Cependant, de nombreuses autres solutions sont à proposer ou plus simplement à collecter, à rassembler. Une série de propositions avaient été formulées par l’association Attac[2]. Une fois que le fait adémocratique est établi, les solutions sont parfois simples, car elles découlent souvent du constat d’une dérive. Il suffit souvent de proposer simplement une loi contraire. Par exemple, contre l’opacité des comptes des entreprises et des États, il s’agit alors de réclamer la transparence complète.

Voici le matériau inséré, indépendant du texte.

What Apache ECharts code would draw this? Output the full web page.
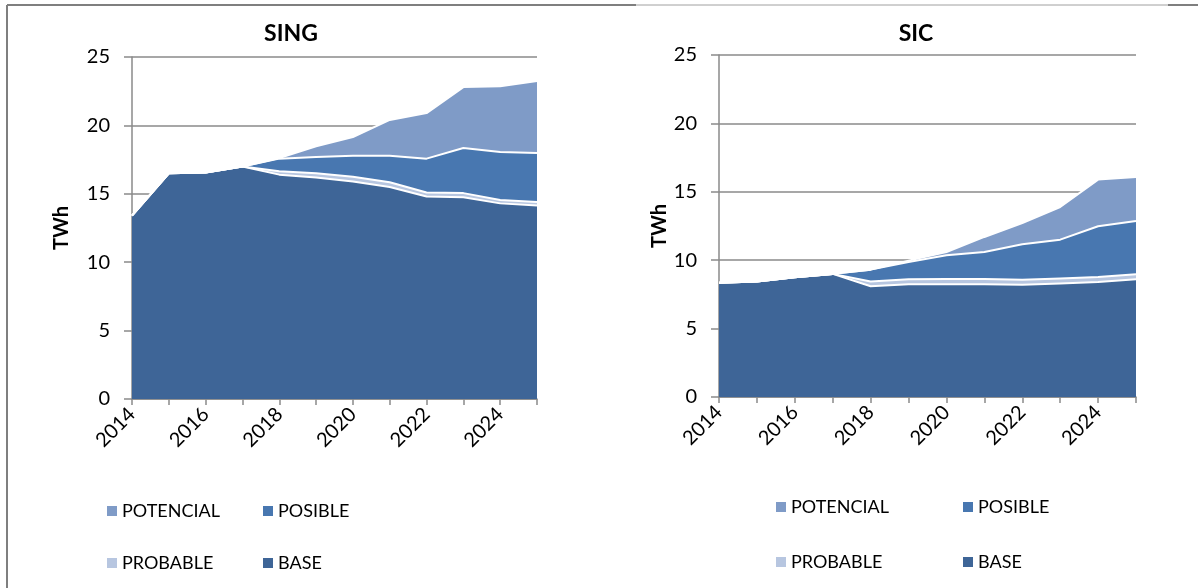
<!DOCTYPE html>
<html>
<head>
<meta charset="utf-8">
<script src="https://cdn.jsdelivr.net/npm/echarts@6/dist/echarts.min.js"></script>
<style>
html,body{margin:0;padding:0;background:#fff;}
#c{width:1198px;height:588px;}
</style>
</head>
<body>
<div id="c"></div>
<script>
const years = ['2014','2015','2016','2017','2018','2019','2020','2021','2022','2023','2024','2025'];
const seriesNames = ['BASE','PROBABLE','POSIBLE','POTENCIAL'];
const yTicks = [0, 5, 10, 15, 20, 25];

// SING (TWh), stacked layers
const singBase      = [13.4, 16.5, 16.55, 17.0, 16.4, 16.2, 15.9, 15.5, 14.8, 14.75, 14.3, 14.15];
const singProbable  = [0, 0, 0, 0, 0.25, 0.3, 0.35, 0.35, 0.3, 0.3, 0.25, 0.25];
const singPosible   = [0, 0, 0, 0, 0.92, 1.19, 1.53, 1.93, 2.47, 3.3, 3.5, 3.58];
const singPotencial = [0, 0, 0, 0, 0.05, 0.78, 1.37, 2.62, 3.33, 4.45, 4.82, 5.26];

// SIC (TWh), stacked layers
const sicBase      = [8.35, 8.45, 8.75, 9.0, 8.1, 8.25, 8.25, 8.25, 8.2, 8.3, 8.4, 8.6];
const sicProbable  = [0, 0, 0, 0, 0.35, 0.35, 0.37, 0.37, 0.37, 0.37, 0.37, 0.37];
const sicPosible   = [0, 0, 0, 0, 0.86, 1.27, 1.74, 1.98, 2.59, 2.83, 3.71, 3.9];
const sicPotencial = [0, 0, 0, 0, 0, 0.1, 0.24, 1.1, 1.56, 2.39, 3.41, 3.21];

const colors = {BASE:'#3E6597', PROBABLE:'#B7C6E0', POSIBLE:'#4877B0', POTENCIAL:'#7F9BC7'};
const FONT = "Lato, 'Liberation Sans', sans-serif";
const axisGray = '#8a8a8a';

const chart = echarts.init(document.getElementById('c'), null, {renderer:'canvas'});

function xAxis(gi){
  return {
    type:'category', gridIndex:gi, data:years, boundaryGap:false,
    axisLine:{lineStyle:{color:axisGray, width:1.5}},
    axisTick:{interval:0, length:6, lineStyle:{color:axisGray, width:1.5}},
    axisLabel:{interval:1, rotate:45, margin:12, color:'#000', fontFamily:FONT, fontSize:20}
  };
}
function yAxis(gi, gap){
  return {
    type:'value', gridIndex:gi, min:yTicks[0], max:yTicks[yTicks.length-1], interval:5,
    name:'TWh', nameLocation:'middle', nameRotate:90, nameGap:gap,
    nameTextStyle:{fontFamily:FONT, fontWeight:'bold', fontSize:20, color:'#000'},
    axisLine:{show:true, lineStyle:{color:axisGray, width:1.5}},
    axisTick:{show:true, length:8, lineStyle:{color:axisGray, width:1.5}},
    axisLabel:{margin:22, color:'#000', fontFamily:FONT, fontSize:20},
    splitLine:{lineStyle:{color:axisGray, width:1.5}}
  };
}
function area(name, data, gi, stack){
  return {
    name, type:'line', xAxisIndex:gi, yAxisIndex:gi, stack, data,
    symbol:'none', smooth:false,
    lineStyle:{color:'#fff', width:2},
    itemStyle:{color:colors[name]},
    areaStyle:{color:colors[name], opacity:1},
    emphasis:{disabled:true}
  };
}
function legendItem(name, left, top){
  return {
    data:[{name, icon:'rect', itemStyle:{color:colors[name]}}],
    left, top, itemWidth:10, itemHeight:10, itemGap:5, padding:0,
    selectedMode:false,
    textStyle:{fontFamily:FONT, fontSize:18, color:'#000', padding:[0,0,0,0]}
  };
}

const option = {
  animation:false,
  backgroundColor:'#fff',
  title:[
    {text:'SING', left:286, top:29, textAlign:'center', textVerticalAlign:'middle',
     textStyle:{fontFamily:FONT, fontWeight:'bold', fontSize:23, color:'#000'}},
    {text:'SIC', left:911, top:29, textAlign:'center', textVerticalAlign:'middle',
     textStyle:{fontFamily:FONT, fontWeight:'bold', fontSize:23, color:'#000'}}
  ],
  grid:[
    {left:132, top:57, width:405, height:342},
    {left:719, top:55, width:417, height:342}
  ],
  xAxis:[xAxis(0), xAxis(1)],
  yAxis:[yAxis(0, 60), yAxis(1, 48)],
  legend:[
    legendItem('POTENCIAL', 107, 502),
    legendItem('POSIBLE', 263, 502),
    legendItem('PROBABLE', 107, 554),
    legendItem('BASE', 263, 554),
    legendItem('POTENCIAL', 776, 498),
    legendItem('POSIBLE', 963, 498),
    legendItem('PROBABLE', 776, 553),
    legendItem('BASE', 963, 553)
  ],
  graphic:[
    {type:'line', shape:{x1:7, y1:5, x2:7, y2:588}, style:{stroke:'#7f7f7f', lineWidth:2}},
    {type:'line', shape:{x1:7, y1:5, x2:636, y2:5}, style:{stroke:'#7f7f7f', lineWidth:2}},
    {type:'line', shape:{x1:636, y1:5, x2:1168, y2:5}, style:{stroke:'#a0a0a0', lineWidth:1}},
    {type:'line', shape:{x1:1168, y1:5, x2:1198, y2:5}, style:{stroke:'#7f7f7f', lineWidth:2}}
  ],
  series:[
    area('BASE', singBase, 0, 'sing'),
    area('PROBABLE', singProbable, 0, 'sing'),
    area('POSIBLE', singPosible, 0, 'sing'),
    area('POTENCIAL', singPotencial, 0, 'sing'),
    area('BASE', sicBase, 1, 'sic'),
    area('PROBABLE', sicProbable, 1, 'sic'),
    area('POSIBLE', sicPosible, 1, 'sic'),
    area('POTENCIAL', sicPotencial, 1, 'sic')
  ]
};
chart.setOption(option);
</script>
</body>
</html>
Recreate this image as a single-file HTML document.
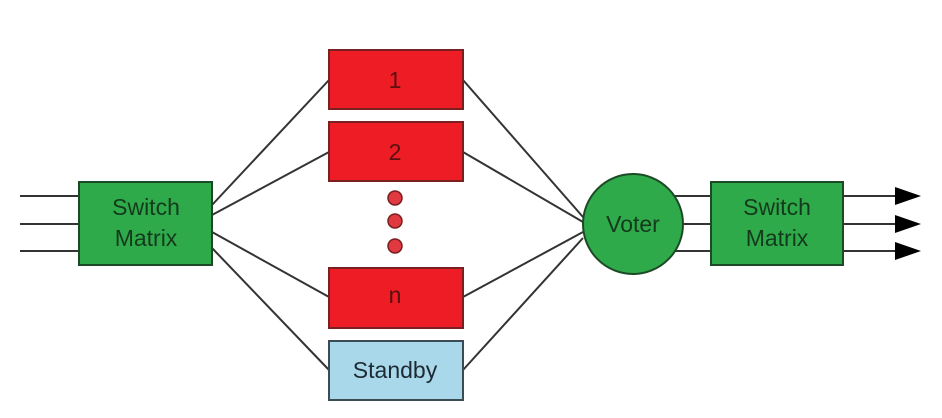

Actuellement, les partisans d’une démocratisation de la société, commencent par proposer des réformes secondaires, portant sur le mode de décision, plutôt que de s’attaquer au mode de régulation trop centralisé et trop dérégulé, mais surtout à son cœur, le pouvoir du capitalisme exercé par ses élites.

Notes

[1] Matthieu BOISSAVY propose différentes mesures pour réglementer le lobbying : - Obligation des lobbyistes de déclarer leurs actions entreprises pour le compte de leurs clients - Obligation d’en faire la publicité : (mettre ces informations a disposition du public) - Interdiction aux lobbyistes de transmettre aux pouvoirs publics des informations qu’ils savent fausses - Créer une autorité indépendante de contrôle du lobbying, soumise au pouvoir politique. Elle aura le pouvoir d’enquête et de poursuite disciplinaire ou pénale en coordination avec le ministère public aura été relevé. - Prévoir des sanctions disciplinaires et pénales applicables en cas de violation de la réglementation.- Création d’une liste publique des lobbies et l’obligation d’y être enregistré. (BOISSAVY Matthieu, “Le droit et le lobbying : de la nécessité d’une réglementation du lobbying en France et auprès de l’Union Européenne”, in DELACROIX X. (Dir), Influencer la démocratie, démocratiser l’influence, Paris, AFCAP, 2004).

[2] ATTAC, Manifeste Altermondialiste, http://www.manifeste.attac.org/index.php Manifeste, 2007.
ATTAC, Volet démocratique du Manifeste, 2006.